• **TASK BRIEF**
Print exactly the lines running from the one that holds "Write the matplotlib code for this chart." through the one that holds "shade_rgb = np.array([to_rgb(c)", please, and leave the pictures out.

(Charts and diagrams as code)
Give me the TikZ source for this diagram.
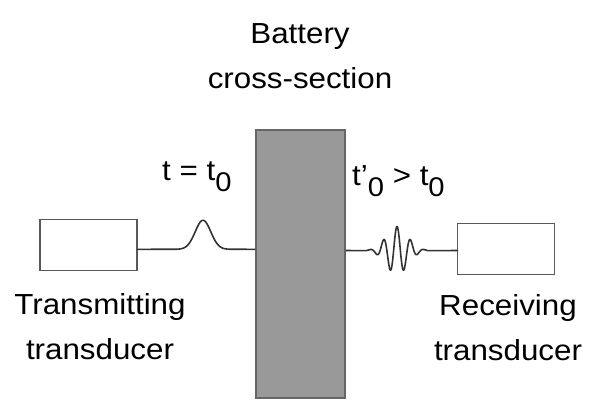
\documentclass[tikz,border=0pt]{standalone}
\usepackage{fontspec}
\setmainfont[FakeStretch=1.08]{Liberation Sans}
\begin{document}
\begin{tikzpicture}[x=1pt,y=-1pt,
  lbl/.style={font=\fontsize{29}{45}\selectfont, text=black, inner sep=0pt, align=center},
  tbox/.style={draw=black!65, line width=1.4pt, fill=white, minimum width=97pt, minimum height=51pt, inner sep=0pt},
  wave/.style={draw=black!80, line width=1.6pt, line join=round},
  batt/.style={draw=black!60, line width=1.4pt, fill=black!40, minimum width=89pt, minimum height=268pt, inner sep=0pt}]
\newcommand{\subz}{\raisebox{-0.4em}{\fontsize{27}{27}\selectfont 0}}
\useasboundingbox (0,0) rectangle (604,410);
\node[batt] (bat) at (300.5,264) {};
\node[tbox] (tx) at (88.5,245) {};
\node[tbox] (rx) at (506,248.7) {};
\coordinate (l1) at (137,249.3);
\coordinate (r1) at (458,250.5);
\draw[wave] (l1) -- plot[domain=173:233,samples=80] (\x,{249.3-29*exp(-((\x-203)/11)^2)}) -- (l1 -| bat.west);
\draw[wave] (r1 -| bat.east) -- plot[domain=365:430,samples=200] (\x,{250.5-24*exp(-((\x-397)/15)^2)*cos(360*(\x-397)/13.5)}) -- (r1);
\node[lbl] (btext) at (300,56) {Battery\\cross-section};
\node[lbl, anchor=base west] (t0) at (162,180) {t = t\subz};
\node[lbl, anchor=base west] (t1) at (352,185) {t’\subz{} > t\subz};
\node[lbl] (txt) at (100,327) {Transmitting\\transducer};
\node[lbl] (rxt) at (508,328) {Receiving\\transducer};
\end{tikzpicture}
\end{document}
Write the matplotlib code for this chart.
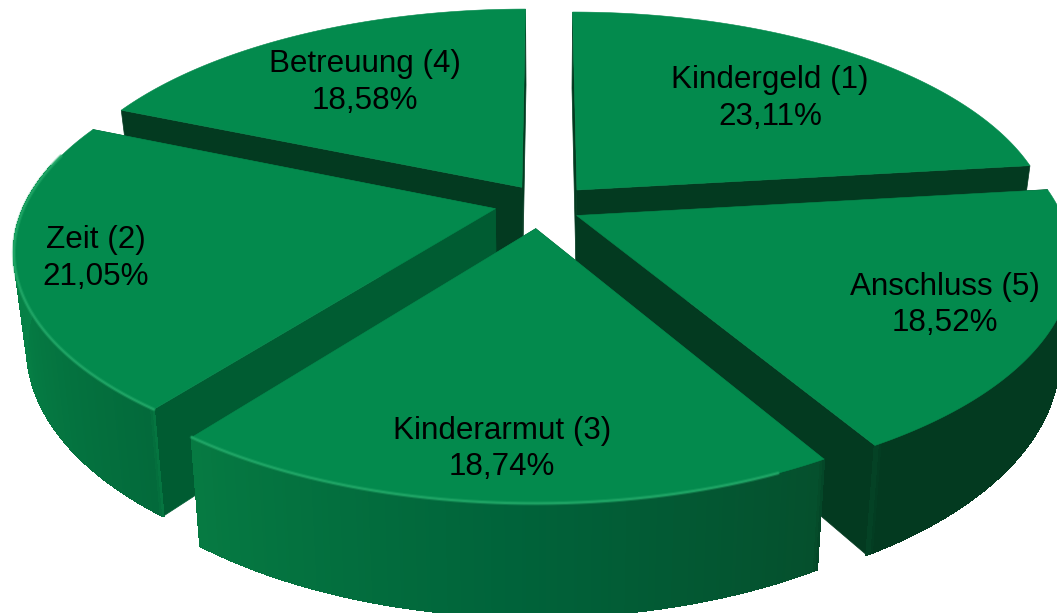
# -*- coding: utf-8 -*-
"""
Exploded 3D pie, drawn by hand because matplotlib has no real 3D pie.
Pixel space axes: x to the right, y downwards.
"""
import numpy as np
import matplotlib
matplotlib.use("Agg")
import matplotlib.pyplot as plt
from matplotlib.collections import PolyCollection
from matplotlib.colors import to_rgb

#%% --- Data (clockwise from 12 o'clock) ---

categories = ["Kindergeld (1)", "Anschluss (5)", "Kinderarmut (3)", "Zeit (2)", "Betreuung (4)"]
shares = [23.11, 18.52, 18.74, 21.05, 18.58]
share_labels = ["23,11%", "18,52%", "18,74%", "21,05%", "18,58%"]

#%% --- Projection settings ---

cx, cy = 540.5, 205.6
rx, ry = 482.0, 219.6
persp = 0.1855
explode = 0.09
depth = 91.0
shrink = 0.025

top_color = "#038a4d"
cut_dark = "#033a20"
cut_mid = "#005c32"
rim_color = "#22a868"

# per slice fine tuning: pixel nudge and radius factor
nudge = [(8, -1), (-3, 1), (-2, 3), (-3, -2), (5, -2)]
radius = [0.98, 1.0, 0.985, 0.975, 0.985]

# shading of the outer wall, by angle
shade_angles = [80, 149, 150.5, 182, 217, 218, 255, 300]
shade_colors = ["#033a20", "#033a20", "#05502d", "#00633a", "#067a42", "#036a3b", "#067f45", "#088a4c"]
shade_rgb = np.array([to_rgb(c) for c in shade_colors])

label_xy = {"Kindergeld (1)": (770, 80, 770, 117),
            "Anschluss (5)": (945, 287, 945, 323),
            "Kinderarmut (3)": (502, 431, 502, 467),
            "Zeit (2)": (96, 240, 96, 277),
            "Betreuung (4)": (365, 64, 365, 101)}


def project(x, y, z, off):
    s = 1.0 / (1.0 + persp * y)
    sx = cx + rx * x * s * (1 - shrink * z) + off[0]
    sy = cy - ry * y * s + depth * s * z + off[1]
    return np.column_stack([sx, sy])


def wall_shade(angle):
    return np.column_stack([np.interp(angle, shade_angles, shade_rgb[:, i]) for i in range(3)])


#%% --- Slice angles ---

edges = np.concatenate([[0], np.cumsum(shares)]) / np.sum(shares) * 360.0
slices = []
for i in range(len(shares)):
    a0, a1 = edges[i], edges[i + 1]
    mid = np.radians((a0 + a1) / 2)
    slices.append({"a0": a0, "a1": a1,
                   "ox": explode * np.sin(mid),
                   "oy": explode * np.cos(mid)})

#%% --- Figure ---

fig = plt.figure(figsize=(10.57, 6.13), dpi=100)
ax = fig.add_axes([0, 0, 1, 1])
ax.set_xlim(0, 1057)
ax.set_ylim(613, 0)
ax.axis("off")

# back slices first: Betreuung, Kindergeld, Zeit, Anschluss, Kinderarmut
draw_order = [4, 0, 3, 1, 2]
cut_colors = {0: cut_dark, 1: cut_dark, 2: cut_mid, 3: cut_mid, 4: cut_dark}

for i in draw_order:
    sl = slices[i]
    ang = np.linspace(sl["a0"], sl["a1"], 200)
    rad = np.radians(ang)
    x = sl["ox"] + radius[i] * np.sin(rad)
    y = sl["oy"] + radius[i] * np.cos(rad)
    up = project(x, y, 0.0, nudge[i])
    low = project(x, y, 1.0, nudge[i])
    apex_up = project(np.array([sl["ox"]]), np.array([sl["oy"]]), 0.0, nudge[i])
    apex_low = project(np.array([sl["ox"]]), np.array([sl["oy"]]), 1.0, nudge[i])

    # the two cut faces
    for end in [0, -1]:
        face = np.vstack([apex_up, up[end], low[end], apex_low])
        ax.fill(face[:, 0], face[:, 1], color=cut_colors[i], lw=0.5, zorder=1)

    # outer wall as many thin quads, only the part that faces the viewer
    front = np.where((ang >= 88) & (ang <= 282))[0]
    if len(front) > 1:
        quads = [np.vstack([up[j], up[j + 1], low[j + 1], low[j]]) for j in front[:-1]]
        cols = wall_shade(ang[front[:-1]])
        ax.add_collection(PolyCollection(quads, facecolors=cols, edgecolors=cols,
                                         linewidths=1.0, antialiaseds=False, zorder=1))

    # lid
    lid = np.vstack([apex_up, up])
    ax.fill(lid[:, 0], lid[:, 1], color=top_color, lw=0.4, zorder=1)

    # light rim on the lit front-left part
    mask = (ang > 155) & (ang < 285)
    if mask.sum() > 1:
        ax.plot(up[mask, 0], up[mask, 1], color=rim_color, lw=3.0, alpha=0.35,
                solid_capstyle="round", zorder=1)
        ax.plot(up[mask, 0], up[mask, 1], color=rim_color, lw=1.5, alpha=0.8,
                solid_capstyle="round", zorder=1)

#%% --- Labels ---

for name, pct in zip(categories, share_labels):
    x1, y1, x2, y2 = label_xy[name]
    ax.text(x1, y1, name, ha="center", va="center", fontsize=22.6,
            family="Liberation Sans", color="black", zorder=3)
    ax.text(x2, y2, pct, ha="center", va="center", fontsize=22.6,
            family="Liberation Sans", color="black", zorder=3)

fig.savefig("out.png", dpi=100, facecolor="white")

• **EXPECTED ANSWER**
Write the matplotlib code for this chart.
# -*- coding: utf-8 -*-
"""
Exploded 3D pie, drawn by hand because matplotlib has no real 3D pie.
Pixel space axes: x to the right, y downwards.
"""
import numpy as np
import matplotlib
matplotlib.use("Agg")
import matplotlib.pyplot as plt
from matplotlib.collections import PolyCollection
from matplotlib.colors import to_rgb

#%% --- Data (clockwise from 12 o'clock) ---

categories = ["Kindergeld (1)", "Anschluss (5)", "Kinderarmut (3)", "Zeit (2)", "Betreuung (4)"]
shares = [23.11, 18.52, 18.74, 21.05, 18.58]
share_labels = ["23,11%", "18,52%", "18,74%", "21,05%", "18,58%"]

#%% --- Projection settings ---

cx, cy = 540.5, 205.6
rx, ry = 482.0, 219.6
persp = 0.1855
explode = 0.09
depth = 91.0
shrink = 0.025

top_color = "#038a4d"
cut_dark = "#033a20"
cut_mid = "#005c32"
rim_color = "#22a868"

# per slice fine tuning: pixel nudge and radius factor
nudge = [(8, -1), (-3, 1), (-2, 3), (-3, -2), (5, -2)]
radius = [0.98, 1.0, 0.985, 0.975, 0.985]

# shading of the outer wall, by angle
shade_angles = [80, 149, 150.5, 182, 217, 218, 255, 300]
shade_colors = ["#033a20", "#033a20", "#05502d", "#00633a", "#067a42", "#036a3b", "#067f45", "#088a4c"]
shade_rgb = np.array([to_rgb(c) for c in shade_colors])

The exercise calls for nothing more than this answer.